O juiz Roberto lembra que o adolescente está em processo de formação, então, dependendo da maneira e do meio em que é estimulado pode aprender a desenvolver seu “lado bom” ou seu “lado ruim”.

“Além da profissionalização, os cursos ajudam a levantar a auto-estima e fazer com que o adolescente saiba que tem condições de mudar de vida. Que existe outra realidade”, frisa.

Além da escola regular, cerca de 30 adolescentes da Unei Dom Bosco participam dos cursos profissionalizantes de vendas e operador de computador. As atividades são oferecidas em parceria com o Senac para as Uneis do Estado, por meio do Programa Nacional de Ensino Técnico e Emprego (Pronatec).

Educação física – Mas se as atividades em sala merecem aplausos, é na quadra que está a paixão em comum dos garotos: o futebol.

Eles conhecem bem os dias e horários da mais aguardada aula: Educação Física, que acontece duas vezes por semana.

“A gente passa conteúdo teórico em sala também, mas eles gostam mesmo é do futebol.
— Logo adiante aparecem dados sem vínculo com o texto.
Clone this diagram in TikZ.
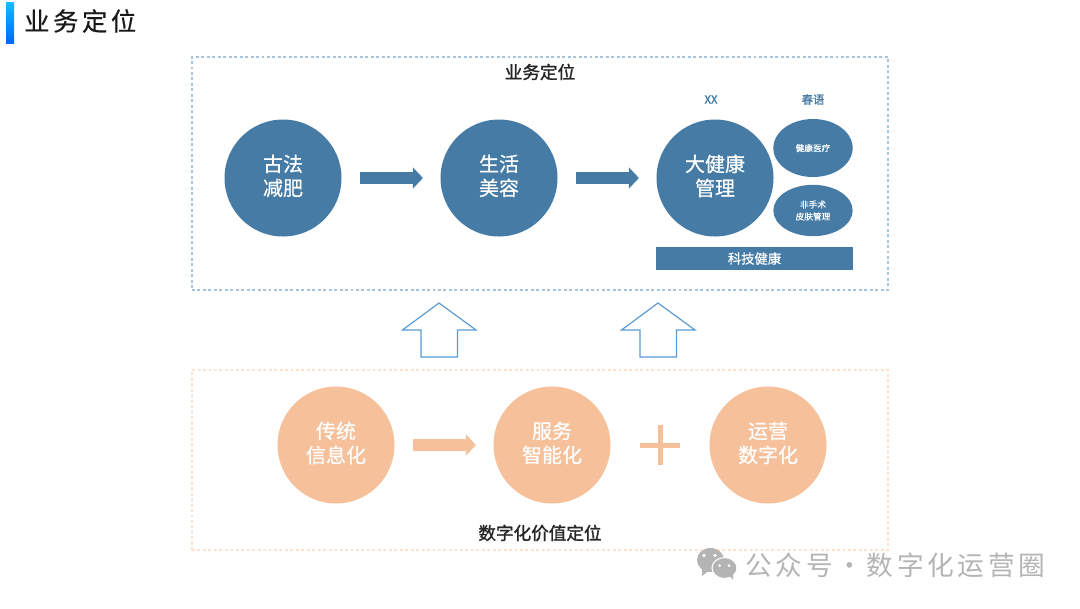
\documentclass[tikz,border=0pt]{standalone}
\usepackage{fontspec}
\usetikzlibrary{arrows.meta,shapes.geometric}
\setmainfont{Noto Sans CJK SC}
\newfontfamily\semi[FakeBold=0.6]{Noto Sans CJK SC}
\newfontfamily\semib[FakeBold=1.5]{Noto Sans CJK SC}
\newfontfamily\wide[LetterSpace=14,FakeBold=0.5]{Noto Sans CJK SC}
\newfontfamily\widem[LetterSpace=14]{Noto Sans CJK SC}
\definecolor{bluefill}{HTML}{457BA5}
\definecolor{orangefill}{HTML}{F5C09A}
\definecolor{bluedash}{HTML}{A6C4DC}
\definecolor{orangedash}{HTML}{FDE2CF}
\definecolor{uparrow}{HTML}{5B9BD5}
\definecolor{markgray}{HTML}{B4B4B4}
\newcommand{\twoline}[2]{\raisebox{-0.5pt}[\height][\depth]{\begin{tabular}{@{}c@{}}#1\\#2\end{tabular}}}
\tikzset{
  x=0.75pt,y=-0.75pt,
  bigcirc/.style={circle,minimum size=87.75pt,inner sep=0pt,text=white,align=center,
    font=\fontsize{15}{18}\selectfont\semi},
  bluecirc/.style={bigcirc,fill=bluefill},
  orangecirc/.style={bigcirc,fill=orangefill},
  sidepill/.style={ellipse,fill=bluefill,text=white,align=center,inner sep=0pt,
    font=\fontsize{6.5}{9}\selectfont\semi},
  headlabel/.style={text=bluefill,font=\fontsize{8.5}{10}\selectfont\semib},
  framelabel/.style={text=black!85,font=\fontsize{13.2}{15}\selectfont\semib},
  frameblue/.style={draw=bluedash,line width=0.8pt,dash pattern=on 2.2pt off 1.9pt},
  frameorange/.style={draw=orangedash,line width=0.8pt,dash pattern=on 2.2pt off 1.9pt},
  flowblue/.style={draw=bluefill,line width=8.5pt,shorten <=13.5pt,shorten >=13pt,
    -{Triangle[length=7.5pt,width=15.5pt]}},
  floworange/.style={draw=orangefill,line width=8.5pt,shorten <=13.5pt,shorten >=13pt,
    -{Triangle[length=7.5pt,width=15.5pt]}},
  hollowup/.style={draw=uparrow,line width=0.9pt,fill=white,line join=miter},
}
\begin{document}
\begin{tikzpicture}
\useasboundingbox (0,0) rectangle (1080,608);
\fill[white] (0,0) rectangle (1080,608);

% header
\shade[top color=cyan!70!blue!90,bottom color=blue!60!cyan] (6,2) rectangle (14,43);
\node[anchor=west,inner sep=0pt,text=black!90,font=\fontsize{19}{22}\selectfont\wide] (title) at (24,21) {业务定位};

% frames
\node[frameblue,minimum width=522pt,minimum height=174.75pt,inner sep=0pt] (topframe) at (540,173.5) {};
\node[frameorange,minimum width=522pt,minimum height=135pt,inner sep=0pt] (botframe) at (540,460) {};
\node[framelabel] (toplabel) at (540,72) {业务定位};
\node[framelabel] (botlabel) at (540,533) {数字化价值定位};

% top row
\node[bluecirc] (c1) at (283,178) {\twoline{古法}{减肥}};
\node[bluecirc] (c2) at (499,178) {\twoline{生活}{美容}};
\node[bluecirc] (c3) at (715,178) {\twoline{大健康}{管理}};
\draw[flowblue] (c1) -- (c2);
\draw[flowblue] (c2) -- (c3);

\node[sidepill,minimum width=59.5pt,minimum height=43.5pt] (e1) at (813,148) {健康医疗};
\node[sidepill,minimum width=59.5pt,minimum height=38.5pt] (e2) at (813,210.5) {非手术\\皮肤管理};
\node[headlabel] (xx) at (711,99.5) {XX};
\node[headlabel] (cy) at (813,99.5) {春语};
\node[fill=bluefill,text=white,minimum width=147.75pt,minimum height=17.25pt,inner sep=0pt,
  font=\fontsize{10}{11}\selectfont\semi] (bar) at (754.5,258.5) {科技健康};

% hollow up arrows
\draw[hollowup] (439,303) -- (476,330) -- (457.5,330) -- (457.5,357) -- (421,357) -- (421,330) -- (402.5,330) -- cycle;
\draw[hollowup] (658,303) -- (695,330) -- (676.5,330) -- (676.5,357) -- (640,357) -- (640,330) -- (621.5,330) -- cycle;

% bottom row
\node[orangecirc] (d1) at (336,445) {\twoline{传统}{信息化}};
\node[orangecirc] (d2) at (552,445) {\twoline{服务}{智能化}};
\node[orangecirc] (d3) at (768,445) {\twoline{运营}{数字化}};
\draw[floworange] (d1) -- (d2);
\fill[orangefill] (657.5,425) rectangle (662.5,465);
\fill[orangefill] (640,442.5) rectangle (680,447.5);

% watermark
\fill[markgray] (710.5,560) ellipse [x radius=13.5,y radius=12];
\fill[markgray] (702,568) -- (702,576) -- (710,570) -- cycle;
\fill[white] (704,555.5) circle (1.8);
\fill[white] (715,555.5) circle (1.8);
\fill[markgray,draw=white,line width=0.8pt] (724.5,568) ellipse [x radius=12.5,y radius=10.5];
\fill[markgray] (729,575) -- (733,580) -- (733,573) -- cycle;
\fill[white] (719.5,565.5) circle (1.5);
\fill[white] (729,565.5) circle (1.5);
\node[anchor=west,inner sep=0pt,text=markgray,font=\fontsize{20}{24}\selectfont\widem] (mark) at (745,565) {公众号\hspace{3pt}·\hspace{2.5pt}数字化运营圈};
\end{tikzpicture}
\end{document}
Pode até ter outro esporte junto, mas não conquista tanto”, diz o professor da disciplina, Diego Vidal.

A paixão pelo esporte é tanta que virou até motivo para princípio de tumulto entre os adolescentes, no dia 20 de setembro. A revolta aconteceu porque o professor ficou doente e precisou faltar ao serviço.

“É um direito deles e por isso às vezes querem de qualquer forma, não entendem. Mas não pode ser assim. A gente conversa muito e acaba ficando tudo bem”, diz.

Entrada das alas das Uneis.
Entrada das alas das Uneis.

Segurança – Enquanto apita a partida de futebol, o professor que trabalha há 2 anos na Unidade fala sobre a sensação de trabalhar em uma unidade de internação. “Eu falo que tenho mais medo lá fora do que aqui dentro. Me sinto mais seguro aqui”, garante.

O prédio da escola é cercado com grades e os portões de acesso tem cadeados. O objetivo é impedir "pontos de fuga" durante a aula. A Educação Física é na quadra, que fica ao lado, em um espaço mais "livre". A segurança fica por conta de alguns agentes que acompanham ao redor as atividades.

Mas uma das principais medidas de segurança está na separação das alas. Todas as atividades acontecem de forma separada: um turno é para a ala A e outro para a B.

A direção explica que a separação é fundamental, já que existem rixas entre integrantes das alas que começaram ainda na rua e são levadas para dentro da Unidade. Ainda existe uma ala chamada de medida protetiva, onde os adolescentes recém chegados são analisados e àqueles que não podem ficar em nenhuma das outras alas são colocados até conseguir transferência. O espaço é pequeno e o acesso restrito.

A diretora da escola ainda frisa que independente das medidas rotineiras de segurança, os professores são estimulados a ir além e trabalhar a afetividade com os adolescentes, criando confiança.

Mas ainda assim o conflito entre educar e a infração ainda acontece. No último dia 16, três adolescentes fugiram da Unidade durante uma das aulas profissionalizantes. Em junho, uma professora foi feita refém durante uma tentativa de fuga.

Por ser uma unidade socioeducativa, os agentes não podem usar armas. O juiz diz que em último caso é permitido utilizar algum instrumento de contenção que seja menos violento – como por exemplo o cassetete.

Ele ainda esclarece que a prioridade é zelar por um atendimento humano dentro da Unidade, que gere respeito e educação na convivência.

“As pessoas precisam entender que quando existe um tratamento humano, decente, a chance de ter uma recuperação é maior. Quanto mais embrutecido for, mais chances desse adolescente sair pior. Não significa passar a mão na cabeça, mas oferecer um tratamento digno”, conclui.

Por conta disso, ele afirma que as Uneis precisam de mais agentes e profissionais que uma unidade prisional comum. “Na Unei o interno circula muito mais pela unidade. Eles vão pra escola, curso. É diferenciado o tratamento, mas falta efetivo para atender a demanda”, diz. O problema da falta de funcionários é comum em todas as Uneis do Estado.